Listing
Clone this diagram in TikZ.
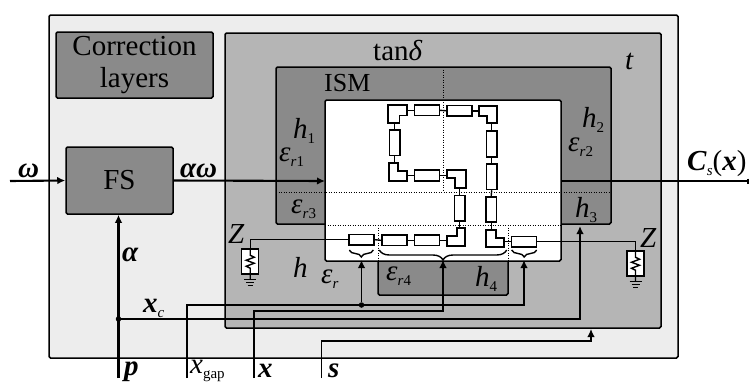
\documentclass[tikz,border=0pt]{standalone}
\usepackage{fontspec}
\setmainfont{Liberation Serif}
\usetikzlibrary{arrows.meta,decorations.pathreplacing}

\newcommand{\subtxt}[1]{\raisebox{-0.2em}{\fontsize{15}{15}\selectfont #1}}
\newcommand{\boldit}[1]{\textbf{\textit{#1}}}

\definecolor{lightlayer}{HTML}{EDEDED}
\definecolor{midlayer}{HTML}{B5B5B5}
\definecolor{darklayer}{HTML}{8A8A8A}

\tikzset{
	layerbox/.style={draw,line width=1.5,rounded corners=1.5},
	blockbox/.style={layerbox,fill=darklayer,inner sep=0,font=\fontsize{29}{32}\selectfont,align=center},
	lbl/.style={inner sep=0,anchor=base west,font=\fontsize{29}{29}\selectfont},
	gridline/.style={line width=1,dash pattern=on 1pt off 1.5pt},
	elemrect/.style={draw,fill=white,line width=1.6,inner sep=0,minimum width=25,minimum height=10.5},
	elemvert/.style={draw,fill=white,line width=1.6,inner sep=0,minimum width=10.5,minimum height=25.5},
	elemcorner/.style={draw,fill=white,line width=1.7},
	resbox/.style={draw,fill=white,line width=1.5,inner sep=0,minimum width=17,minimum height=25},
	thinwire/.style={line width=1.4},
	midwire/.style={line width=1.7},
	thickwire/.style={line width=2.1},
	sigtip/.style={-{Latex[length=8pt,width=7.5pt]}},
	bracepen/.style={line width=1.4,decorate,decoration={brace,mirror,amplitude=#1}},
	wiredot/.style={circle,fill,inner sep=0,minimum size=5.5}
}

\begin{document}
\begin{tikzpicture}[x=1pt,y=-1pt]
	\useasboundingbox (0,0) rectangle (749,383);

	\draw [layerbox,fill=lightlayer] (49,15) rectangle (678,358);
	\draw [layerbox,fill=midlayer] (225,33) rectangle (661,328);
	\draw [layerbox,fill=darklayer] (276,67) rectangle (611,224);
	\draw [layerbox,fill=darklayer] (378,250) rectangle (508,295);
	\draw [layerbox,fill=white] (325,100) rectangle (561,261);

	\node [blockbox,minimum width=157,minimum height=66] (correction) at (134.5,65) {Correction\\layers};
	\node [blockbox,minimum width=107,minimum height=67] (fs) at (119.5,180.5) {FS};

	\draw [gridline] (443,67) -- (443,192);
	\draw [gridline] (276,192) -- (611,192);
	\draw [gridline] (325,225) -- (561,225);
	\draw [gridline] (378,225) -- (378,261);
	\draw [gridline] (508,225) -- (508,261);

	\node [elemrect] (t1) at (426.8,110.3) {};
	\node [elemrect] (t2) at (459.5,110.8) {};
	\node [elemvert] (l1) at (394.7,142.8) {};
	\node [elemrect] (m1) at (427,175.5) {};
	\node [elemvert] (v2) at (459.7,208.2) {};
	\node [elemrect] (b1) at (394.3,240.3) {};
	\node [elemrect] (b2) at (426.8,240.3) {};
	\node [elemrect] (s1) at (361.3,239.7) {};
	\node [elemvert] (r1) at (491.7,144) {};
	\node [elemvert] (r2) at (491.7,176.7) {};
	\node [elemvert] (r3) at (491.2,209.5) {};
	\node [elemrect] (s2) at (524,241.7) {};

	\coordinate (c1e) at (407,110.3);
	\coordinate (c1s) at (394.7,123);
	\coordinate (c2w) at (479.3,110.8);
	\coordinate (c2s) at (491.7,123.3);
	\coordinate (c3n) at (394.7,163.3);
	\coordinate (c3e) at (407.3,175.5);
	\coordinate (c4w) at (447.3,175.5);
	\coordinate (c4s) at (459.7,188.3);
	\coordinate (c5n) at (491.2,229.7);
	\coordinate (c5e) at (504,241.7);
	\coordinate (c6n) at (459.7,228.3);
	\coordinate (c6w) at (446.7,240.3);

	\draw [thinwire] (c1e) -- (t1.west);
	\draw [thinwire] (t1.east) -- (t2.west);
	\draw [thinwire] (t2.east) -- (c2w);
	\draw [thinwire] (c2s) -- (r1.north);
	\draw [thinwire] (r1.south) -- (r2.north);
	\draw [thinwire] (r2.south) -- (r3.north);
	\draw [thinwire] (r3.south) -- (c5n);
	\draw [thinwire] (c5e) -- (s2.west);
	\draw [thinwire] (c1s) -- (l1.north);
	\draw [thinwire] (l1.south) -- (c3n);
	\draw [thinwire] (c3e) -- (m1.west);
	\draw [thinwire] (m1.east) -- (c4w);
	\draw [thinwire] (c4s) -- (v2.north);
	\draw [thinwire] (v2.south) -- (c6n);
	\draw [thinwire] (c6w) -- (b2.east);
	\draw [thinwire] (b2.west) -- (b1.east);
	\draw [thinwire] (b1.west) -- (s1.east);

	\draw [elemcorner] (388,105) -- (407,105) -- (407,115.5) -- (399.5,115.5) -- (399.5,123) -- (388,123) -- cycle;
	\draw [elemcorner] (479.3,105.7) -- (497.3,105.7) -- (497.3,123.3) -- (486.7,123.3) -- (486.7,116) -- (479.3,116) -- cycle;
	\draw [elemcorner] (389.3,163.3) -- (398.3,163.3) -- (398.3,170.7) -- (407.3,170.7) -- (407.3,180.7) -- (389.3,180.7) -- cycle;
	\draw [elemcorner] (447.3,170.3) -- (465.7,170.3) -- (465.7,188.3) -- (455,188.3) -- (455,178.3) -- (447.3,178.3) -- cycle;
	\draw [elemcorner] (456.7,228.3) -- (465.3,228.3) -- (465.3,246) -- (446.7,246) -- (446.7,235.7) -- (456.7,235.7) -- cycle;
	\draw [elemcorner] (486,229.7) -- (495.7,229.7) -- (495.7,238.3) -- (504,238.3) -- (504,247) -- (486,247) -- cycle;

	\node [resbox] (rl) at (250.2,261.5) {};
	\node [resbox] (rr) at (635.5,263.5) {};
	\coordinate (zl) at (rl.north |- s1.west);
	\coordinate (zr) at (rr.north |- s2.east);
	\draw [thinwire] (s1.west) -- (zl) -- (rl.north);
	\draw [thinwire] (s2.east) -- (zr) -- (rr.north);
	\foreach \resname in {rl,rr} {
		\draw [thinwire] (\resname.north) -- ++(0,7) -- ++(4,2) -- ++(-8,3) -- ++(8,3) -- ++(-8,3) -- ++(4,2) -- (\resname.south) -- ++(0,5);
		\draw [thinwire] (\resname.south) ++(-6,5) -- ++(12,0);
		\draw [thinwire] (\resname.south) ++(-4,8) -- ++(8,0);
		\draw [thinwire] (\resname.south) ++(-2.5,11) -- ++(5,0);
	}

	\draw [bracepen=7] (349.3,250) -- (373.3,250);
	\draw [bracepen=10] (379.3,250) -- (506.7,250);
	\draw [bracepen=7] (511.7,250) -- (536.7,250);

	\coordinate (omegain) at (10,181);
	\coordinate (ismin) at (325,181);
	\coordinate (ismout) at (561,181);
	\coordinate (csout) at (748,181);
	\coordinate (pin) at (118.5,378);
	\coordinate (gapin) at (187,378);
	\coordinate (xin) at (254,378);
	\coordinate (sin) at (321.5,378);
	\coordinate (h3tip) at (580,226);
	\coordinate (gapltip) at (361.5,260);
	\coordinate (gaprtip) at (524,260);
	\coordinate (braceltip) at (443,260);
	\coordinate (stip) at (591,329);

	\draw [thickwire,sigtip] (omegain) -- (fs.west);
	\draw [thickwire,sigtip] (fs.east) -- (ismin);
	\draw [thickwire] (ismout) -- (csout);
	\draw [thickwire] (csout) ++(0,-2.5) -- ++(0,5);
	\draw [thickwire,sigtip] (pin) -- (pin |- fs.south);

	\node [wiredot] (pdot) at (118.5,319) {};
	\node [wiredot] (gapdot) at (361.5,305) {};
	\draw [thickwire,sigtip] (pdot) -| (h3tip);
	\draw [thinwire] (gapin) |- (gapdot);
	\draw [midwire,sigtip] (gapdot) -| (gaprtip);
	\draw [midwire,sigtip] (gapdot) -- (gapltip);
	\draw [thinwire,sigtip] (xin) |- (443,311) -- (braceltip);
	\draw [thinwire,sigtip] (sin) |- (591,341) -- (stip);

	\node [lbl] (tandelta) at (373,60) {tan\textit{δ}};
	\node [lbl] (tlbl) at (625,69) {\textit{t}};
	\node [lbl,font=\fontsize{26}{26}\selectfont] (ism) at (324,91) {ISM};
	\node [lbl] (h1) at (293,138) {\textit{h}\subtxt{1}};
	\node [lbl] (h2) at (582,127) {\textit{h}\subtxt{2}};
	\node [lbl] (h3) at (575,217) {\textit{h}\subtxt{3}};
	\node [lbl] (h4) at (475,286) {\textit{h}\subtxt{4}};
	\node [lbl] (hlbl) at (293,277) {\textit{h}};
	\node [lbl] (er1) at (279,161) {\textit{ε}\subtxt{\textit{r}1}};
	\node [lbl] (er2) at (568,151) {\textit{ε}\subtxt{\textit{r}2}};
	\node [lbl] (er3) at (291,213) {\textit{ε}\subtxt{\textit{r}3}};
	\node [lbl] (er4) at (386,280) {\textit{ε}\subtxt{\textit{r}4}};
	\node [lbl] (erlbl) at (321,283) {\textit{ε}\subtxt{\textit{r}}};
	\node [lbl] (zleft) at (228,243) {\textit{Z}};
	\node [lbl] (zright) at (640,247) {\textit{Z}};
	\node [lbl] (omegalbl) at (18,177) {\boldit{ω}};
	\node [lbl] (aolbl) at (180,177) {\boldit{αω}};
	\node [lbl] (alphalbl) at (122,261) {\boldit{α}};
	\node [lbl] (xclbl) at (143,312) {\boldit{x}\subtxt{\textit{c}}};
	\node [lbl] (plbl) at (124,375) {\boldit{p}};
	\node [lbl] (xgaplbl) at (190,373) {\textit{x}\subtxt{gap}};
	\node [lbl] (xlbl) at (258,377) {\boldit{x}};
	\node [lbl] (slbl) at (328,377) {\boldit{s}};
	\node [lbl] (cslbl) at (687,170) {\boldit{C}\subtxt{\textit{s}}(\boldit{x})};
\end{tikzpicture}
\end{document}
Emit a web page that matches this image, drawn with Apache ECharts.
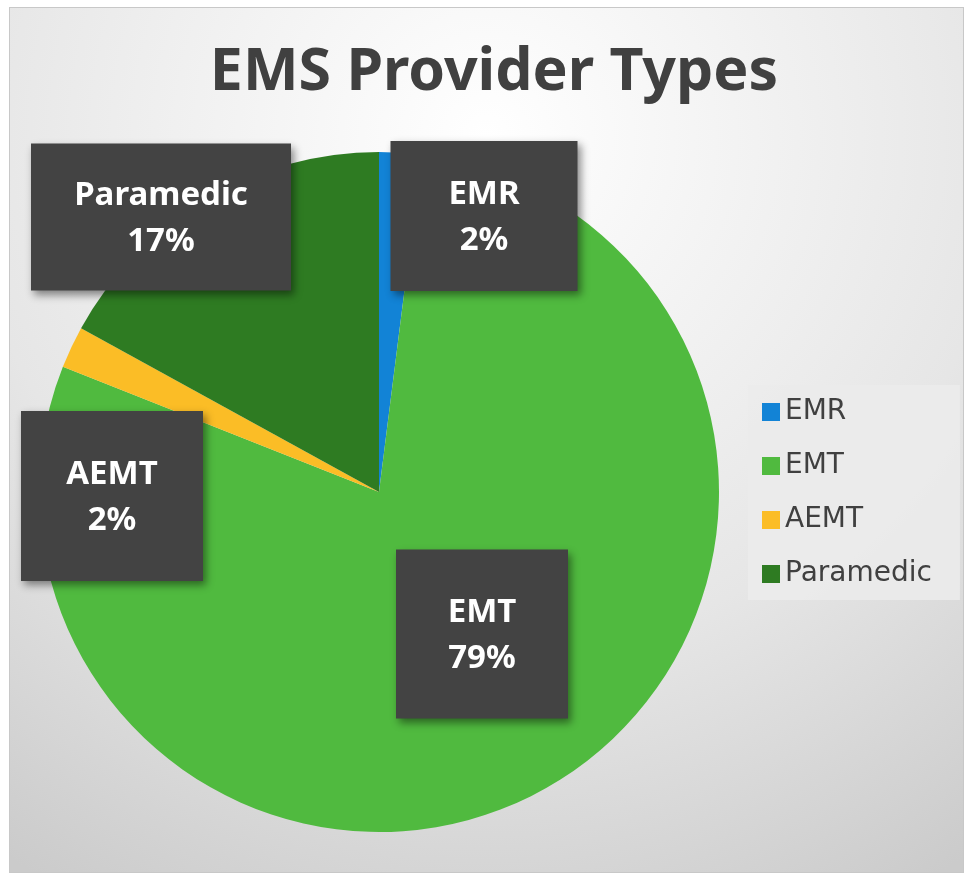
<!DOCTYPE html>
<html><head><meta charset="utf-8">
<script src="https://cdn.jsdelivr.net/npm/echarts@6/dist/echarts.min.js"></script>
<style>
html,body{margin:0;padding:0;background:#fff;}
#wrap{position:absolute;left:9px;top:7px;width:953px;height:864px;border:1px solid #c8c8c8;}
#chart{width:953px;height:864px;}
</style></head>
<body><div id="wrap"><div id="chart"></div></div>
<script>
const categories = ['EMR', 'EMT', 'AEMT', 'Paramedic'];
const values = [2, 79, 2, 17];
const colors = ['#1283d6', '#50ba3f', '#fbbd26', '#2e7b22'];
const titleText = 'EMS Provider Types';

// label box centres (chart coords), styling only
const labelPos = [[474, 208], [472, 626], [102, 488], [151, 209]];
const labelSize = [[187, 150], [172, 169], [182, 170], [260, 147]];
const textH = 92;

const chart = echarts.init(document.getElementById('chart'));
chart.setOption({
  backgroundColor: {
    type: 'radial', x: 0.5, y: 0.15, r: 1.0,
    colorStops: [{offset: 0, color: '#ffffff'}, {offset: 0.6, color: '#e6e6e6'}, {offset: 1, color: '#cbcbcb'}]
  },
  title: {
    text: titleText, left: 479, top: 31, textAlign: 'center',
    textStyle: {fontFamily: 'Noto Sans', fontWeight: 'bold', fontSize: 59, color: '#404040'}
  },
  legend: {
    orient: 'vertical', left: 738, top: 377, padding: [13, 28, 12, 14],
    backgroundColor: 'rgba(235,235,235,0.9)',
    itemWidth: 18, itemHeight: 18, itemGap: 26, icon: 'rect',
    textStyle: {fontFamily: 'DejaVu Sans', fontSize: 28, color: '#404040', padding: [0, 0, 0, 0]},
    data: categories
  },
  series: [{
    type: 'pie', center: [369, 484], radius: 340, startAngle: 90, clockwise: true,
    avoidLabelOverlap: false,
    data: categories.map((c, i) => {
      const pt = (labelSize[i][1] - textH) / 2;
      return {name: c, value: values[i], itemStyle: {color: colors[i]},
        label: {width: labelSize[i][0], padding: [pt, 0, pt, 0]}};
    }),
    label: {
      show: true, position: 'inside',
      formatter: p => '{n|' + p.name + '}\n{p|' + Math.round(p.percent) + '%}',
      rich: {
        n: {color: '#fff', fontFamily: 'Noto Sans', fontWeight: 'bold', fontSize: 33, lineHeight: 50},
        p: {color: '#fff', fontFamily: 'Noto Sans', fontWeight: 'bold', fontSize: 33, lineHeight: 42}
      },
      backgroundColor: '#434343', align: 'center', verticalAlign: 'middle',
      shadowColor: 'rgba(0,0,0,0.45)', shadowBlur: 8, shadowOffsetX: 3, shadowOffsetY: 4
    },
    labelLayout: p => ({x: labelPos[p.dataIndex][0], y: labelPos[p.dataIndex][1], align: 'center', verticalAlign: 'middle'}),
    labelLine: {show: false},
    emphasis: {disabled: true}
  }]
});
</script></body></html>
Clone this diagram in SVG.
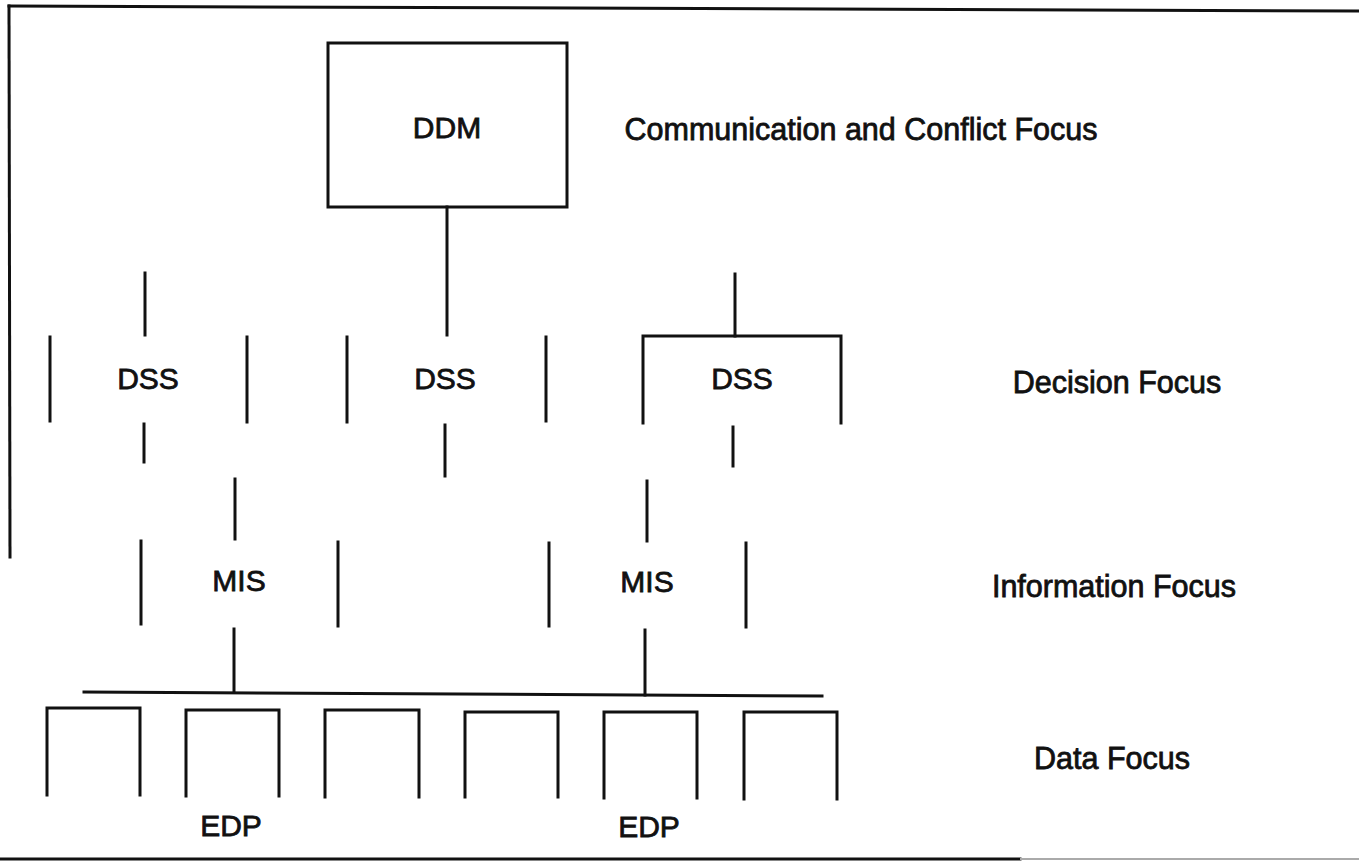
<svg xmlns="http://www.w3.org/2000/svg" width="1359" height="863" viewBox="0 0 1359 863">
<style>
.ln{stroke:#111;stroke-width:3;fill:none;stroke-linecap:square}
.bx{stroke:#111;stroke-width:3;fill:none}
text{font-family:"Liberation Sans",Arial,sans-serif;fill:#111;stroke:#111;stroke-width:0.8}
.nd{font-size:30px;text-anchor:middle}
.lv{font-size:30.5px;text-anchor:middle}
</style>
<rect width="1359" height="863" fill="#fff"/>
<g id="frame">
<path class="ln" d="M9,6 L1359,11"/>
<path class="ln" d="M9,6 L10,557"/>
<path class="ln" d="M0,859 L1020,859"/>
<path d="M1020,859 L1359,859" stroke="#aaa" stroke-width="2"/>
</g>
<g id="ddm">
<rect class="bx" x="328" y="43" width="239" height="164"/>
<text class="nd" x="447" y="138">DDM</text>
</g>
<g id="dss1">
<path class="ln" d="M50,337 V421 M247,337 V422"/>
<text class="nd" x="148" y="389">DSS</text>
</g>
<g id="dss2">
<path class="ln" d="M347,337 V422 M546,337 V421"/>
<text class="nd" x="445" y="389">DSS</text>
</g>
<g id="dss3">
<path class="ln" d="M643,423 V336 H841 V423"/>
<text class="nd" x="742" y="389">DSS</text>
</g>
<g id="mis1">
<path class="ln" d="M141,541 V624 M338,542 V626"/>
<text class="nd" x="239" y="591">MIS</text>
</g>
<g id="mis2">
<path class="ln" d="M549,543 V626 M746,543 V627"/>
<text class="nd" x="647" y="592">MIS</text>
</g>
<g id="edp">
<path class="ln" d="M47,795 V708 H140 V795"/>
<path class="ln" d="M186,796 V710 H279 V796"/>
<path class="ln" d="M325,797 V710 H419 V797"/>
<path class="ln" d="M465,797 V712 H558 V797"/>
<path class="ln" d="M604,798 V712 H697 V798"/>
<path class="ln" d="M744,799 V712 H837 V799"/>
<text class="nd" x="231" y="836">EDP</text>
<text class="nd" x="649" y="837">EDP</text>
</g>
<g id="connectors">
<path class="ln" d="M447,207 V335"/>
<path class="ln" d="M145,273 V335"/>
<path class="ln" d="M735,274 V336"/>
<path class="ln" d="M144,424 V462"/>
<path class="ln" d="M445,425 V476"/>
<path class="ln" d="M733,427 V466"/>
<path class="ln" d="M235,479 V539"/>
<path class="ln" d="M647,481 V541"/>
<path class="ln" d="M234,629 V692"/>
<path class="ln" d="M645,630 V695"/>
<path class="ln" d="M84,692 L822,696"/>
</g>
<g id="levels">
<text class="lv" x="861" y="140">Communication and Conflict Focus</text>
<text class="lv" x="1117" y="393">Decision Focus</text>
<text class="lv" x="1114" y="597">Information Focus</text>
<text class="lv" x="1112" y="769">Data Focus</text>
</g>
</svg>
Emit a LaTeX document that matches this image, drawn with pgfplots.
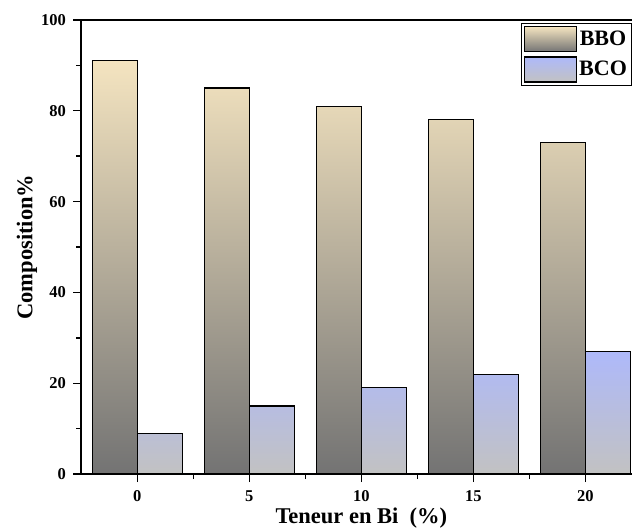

What to do
Leave the pictures out and repeat exactly the lines from the beginning of the records to the line bearing "(0,0) rectangle (749,383);", both ends counted.

Worked solution
Clone this diagram in TikZ.
\documentclass[tikz,border=0pt]{standalone}
\usepackage{fontspec}
\setmainfont{Liberation Serif}
\usetikzlibrary{arrows.meta,decorations.pathreplacing}

\newcommand{\subtxt}[1]{\raisebox{-0.2em}{\fontsize{15}{15}\selectfont #1}}
\newcommand{\boldit}[1]{\textbf{\textit{#1}}}

\definecolor{lightlayer}{HTML}{EDEDED}
\definecolor{midlayer}{HTML}{B5B5B5}
\definecolor{darklayer}{HTML}{8A8A8A}

\tikzset{
	layerbox/.style={draw,line width=1.5,rounded corners=1.5},
	blockbox/.style={layerbox,fill=darklayer,inner sep=0,font=\fontsize{29}{32}\selectfont,align=center},
	lbl/.style={inner sep=0,anchor=base west,font=\fontsize{29}{29}\selectfont},
	gridline/.style={line width=1,dash pattern=on 1pt off 1.5pt},
	elemrect/.style={draw,fill=white,line width=1.6,inner sep=0,minimum width=25,minimum height=10.5},
	elemvert/.style={draw,fill=white,line width=1.6,inner sep=0,minimum width=10.5,minimum height=25.5},
	elemcorner/.style={draw,fill=white,line width=1.7},
	resbox/.style={draw,fill=white,line width=1.5,inner sep=0,minimum width=17,minimum height=25},
	thinwire/.style={line width=1.4},
	midwire/.style={line width=1.7},
	thickwire/.style={line width=2.1},
	sigtip/.style={-{Latex[length=8pt,width=7.5pt]}},
	bracepen/.style={line width=1.4,decorate,decoration={brace,mirror,amplitude=#1}},
	wiredot/.style={circle,fill,inner sep=0,minimum size=5.5}
}

\begin{document}
\begin{tikzpicture}[x=1pt,y=-1pt]
	\useasboundingbox (0,0) rectangle (749,383);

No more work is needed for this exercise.